When the code P0345 is activated, it typically means that the camshaft’s timing might be off, which can lead to a slew of issues. Drivers might notice rough idling, poor acceleration, reduced fuel efficiency, and even engine stalling. Additionally, this code suggests that the camshaft position sensor, its circuit, or other related components could be malfunctioning.

Causes of OBD-II Code P0345

P0345 can be traced back to a mix of electrical and mechanical issues, all revolving around the camshaft position sensor’s operation and the correct positioning of the camshaft in bank 2. Here are the typical contributors to the code occurrence:

  1. Faulty Camshaft Position Sensor. The most straightforward reason could be that the sensor itself is malfunctioning and needs replacement.
  2. Wiring and Connector Issues. Damaged wiring, corroded connectors, or poor connections related to the camshaft position sensor can lead to erratic signals or even signal loss.
  3. Engine Timing Problems. If the timing chain or belt has issues, it can disrupt the camshaft’s position, potentially causing the sensor to produce unexpected readings.
  4. Metallic Debris. Metal fragments or particles in the engine oil might attach to the camshaft position sensor, distorting its readings.
  5. Oil Flow Issues. If the oil passages leading to the camshaft phasers (in vehicles with variable valve timing) become clogged or there’s poor oil flow, it can impact camshaft timing and sensor readings.
  6. Faulty Engine Control Module (ECM). In rare instances, a malfunctioning ECM could misinterpret the sensor’s signals, triggering the P0345 code.

Related DTCs to P0345

P0300, P0335, P0336, P0340, P0341, P0342, P0343, P0344, P0346 – P0349, P0725.


The total average cost to fix the P0345 code can vary widely based on the exact nature of the problem, labor rates in your area, the make and model of the vehicle, and where you choose to get the repair done. Considering just the sensor replacement, you might expect to pay anywhere from $100 to $400. But always keep in mind that prices can be significantly higher if other issues need to be addressed.

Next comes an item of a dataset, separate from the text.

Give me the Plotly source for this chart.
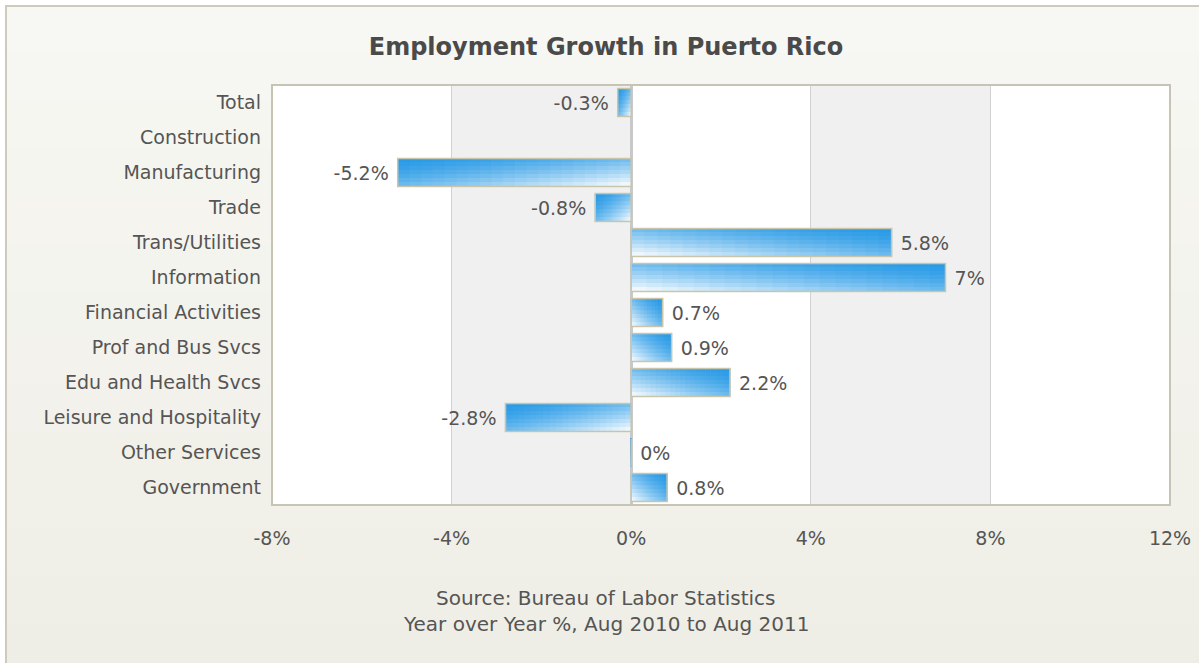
import plotly.graph_objects as go

# ---- data ----
categories = ["Total", "Construction", "Manufacturing", "Trade", "Trans/Utilities",
              "Information", "Financial Activities", "Prof and Bus Svcs",
              "Edu and Health Svcs", "Leisure and Hospitality", "Other Services", "Government"]
growth = [-0.3, None, -5.2, -0.8, 5.8, 7.0, 0.7, 0.9, 2.2, -2.8, 0.0, 0.8]
x_ticks = [-8, -4, 0, 4, 8, 12]
x_tick_labels = [f"{t}%" for t in x_ticks]

title_text = "Employment Growth in Puerto Rico"
source_line1 = "Source: Bureau of Labor Statistics"
source_line2 = "Year over Year %, Aug 2010 to Aug 2011"

# ---- styling ----
W, H = 1199, 663
L, R, T, B = 272, 29, 85, 158
FONT = "DejaVu Sans"
TXT = "#555555"
BLUE = (40, 154, 230)
BAR_W = 0.8
S = 7   # vertical stripes (gradient)
N = 20  # horizontal segments (gradient)

def mix(s):
    s = max(0.0, min(1.0, s))
    r = round(BLUE[0] + (255 - BLUE[0]) * s)
    g = round(BLUE[1] + (255 - BLUE[1]) * s)
    b = round(BLUE[2] + (255 - BLUE[2]) * s)
    return f"rgb({r},{g},{b})"

fig = go.Figure()

vals = [v if v is not None else 0 for v in growth]
for i in range(S):
    tv = (i + 0.5) / S
    for j in range(N):
        th = (j + 0.5) / N  # 0 at zero end, 1 at value end
        s = ((1 - th) + tv) / 2
        s = s ** 1.6
        col = mix(s)
        fig.add_trace(go.Bar(
            y=categories,
            x=[v / N if g is not None else None for v, g in zip(vals, growth)],
            base=[v * j / N for v in vals],
            orientation="h",
            width=BAR_W / S,
            offset=-BAR_W / 2 + i * BAR_W / S,
            marker=dict(color=col, line=dict(width=0.8, color=col)),
            hoverinfo="skip",
            showlegend=False,
        ))

labels = []
for v in growth:
    if v is None:
        labels.append("")
    elif v < 0:
        labels.append(f"{v:g}% ")
    else:
        labels.append(f" {v:g}%")

fig.add_trace(go.Bar(
    y=categories, x=growth, orientation="h", width=BAR_W,
    marker=dict(color="rgba(0,0,0,0)", line=dict(color="#c9c5aa", width=1.5)),
    text=labels, textposition="outside", cliponaxis=False,
    textfont=dict(family=FONT, size=19, color=TXT),
    showlegend=False, hoverinfo="skip",
))

pw = W - L - R
ph = H - T - B
def px_x(px):
    return (px - L) / pw
def px_y(py):
    return (H - B - py) / ph

shapes = []
# outer background with soft vertical gradient
top_c = (247, 247, 243)
bot_c = (239, 238, 230)
nb = 14
y_top, y_bot = 6, 670
for k in range(nb):
    f = k / (nb - 1)
    c = tuple(round(top_c[m] + (bot_c[m] - top_c[m]) * f) for m in range(3))
    y0 = y_top + (y_bot - y_top) * k / nb
    y1 = y_top + (y_bot - y_top) * (k + 1) / nb + 1
    shapes.append(dict(type="rect", xref="paper", yref="paper", layer="below",
                       x0=px_x(6), x1=px_x(1210), y0=px_y(y0), y1=px_y(y1),
                       fillcolor=f"rgb{c}", line=dict(width=0)))
shapes.append(dict(type="rect", xref="paper", yref="paper", layer="below",
                   x0=px_x(6), x1=px_x(1210), y0=px_y(6), y1=px_y(670),
                   fillcolor="rgba(0,0,0,0)", line=dict(color="#cfcbbb", width=2)))
# plot area white
shapes.append(dict(type="rect", xref="paper", yref="paper", layer="below",
                   x0=0, x1=1, y0=0, y1=1, fillcolor="white", line=dict(width=0)))
# alternating bands
for a, b in [(x_ticks[1], x_ticks[2]), (x_ticks[3], x_ticks[4])]:
    shapes.append(dict(type="rect", xref="x", yref="paper", layer="below",
                       x0=a, x1=b, y0=0, y1=1, fillcolor="#f0f0f0", line=dict(width=0)))
# plot frame
shapes.append(dict(type="rect", xref="paper", yref="paper", layer="above",
                   x0=0, x1=1, y0=0, y1=1, fillcolor="rgba(0,0,0,0)",
                   line=dict(color="#c8c4b4", width=2)))

fig.update_layout(
    width=W, height=H,
    margin=dict(l=L, r=R, t=T, b=B, pad=0, autoexpand=False),
    paper_bgcolor="white", plot_bgcolor="white",
    barmode="overlay", bargap=0.2,
    shapes=shapes,
    title=dict(text=title_text, x=606 / W, xref="container", xanchor="center",
               y=1 - 47 / H, yref="container", yanchor="middle",
               font=dict(family=FONT, size=24, color="#4a4a4a", weight="bold")),
    xaxis=dict(range=[x_ticks[0], x_ticks[-1]], tickvals=x_ticks, ticktext=x_tick_labels,
               showgrid=True, gridcolor="#d2d2d2", gridwidth=1,
               zeroline=True, zerolinecolor="#c8c8c8", zerolinewidth=3,
               showline=False, ticks="", ticklabelstandoff=20, automargin=False,
               tickfont=dict(family=FONT, size=19, color=TXT), fixedrange=True),
    yaxis=dict(categoryorder="array", categoryarray=categories, autorange="reversed",
               showgrid=False, zeroline=False, showline=False, ticks="",
               ticklabelstandoff=10, automargin=False,
               tickfont=dict(family=FONT, size=19, color=TXT), fixedrange=True),
    annotations=[
        dict(text=source_line1, xref="paper", yref="paper", x=px_x(606), y=px_y(598),
             xanchor="center", yanchor="middle", showarrow=False,
             font=dict(family=FONT, size=20, color=TXT)),
        dict(text=source_line2, xref="paper", yref="paper", x=px_x(606), y=px_y(624),
             xanchor="center", yanchor="middle", showarrow=False,
             font=dict(family=FONT, size=20, color=TXT)),
    ],
)

fig.write_html("out.html", config={"displayModeBar": False})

Driving with a P0345 code isn’t recommended for several reasons. While only the general engine performance, fuel consumption, and emission levels may be impacted, either there is a risk of stalling and a big potential for further engine damage.

Replacing a camshaft sensor is typically a straightforward task for many vehicles. Its relative simplicity is due to the sensor’s external location on the engine, which often means it’s readily accessible. You generally just need to disconnect the electrical connector, remove a bolt or two, and then replace the sensor. However, ease of replacement can vary based on the vehicle’s make and model. While some cars have camshaft sensors that are easy to reach, others might be located in places that require the removal of additional components or are obstructed, making the process slightly more time-consuming. If you’re considering doing the replacement yourself, it’s beneficial to consult a repair manual for your specific vehicle or if you’re uncertain, or have any doubts about how to do so – it’s worth addressing these operations to an experienced mechanic or trusted garage.

A camshaft sensor is designed to last for a long time, often mirroring the lifespan of the vehicle itself. Under normal conditions, a camshaft sensor can easily last between 75,000 to 100,000 miles, if not longer. However, the actual longevity of the sensor can vary based on several factors, including the quality of the sensor itself, the driving conditions it’s exposed to, and how well the vehicle is maintained. While these sensors are built to be durable, external factors like oil leaks, extreme temperatures, or contaminants can affect their lifespan.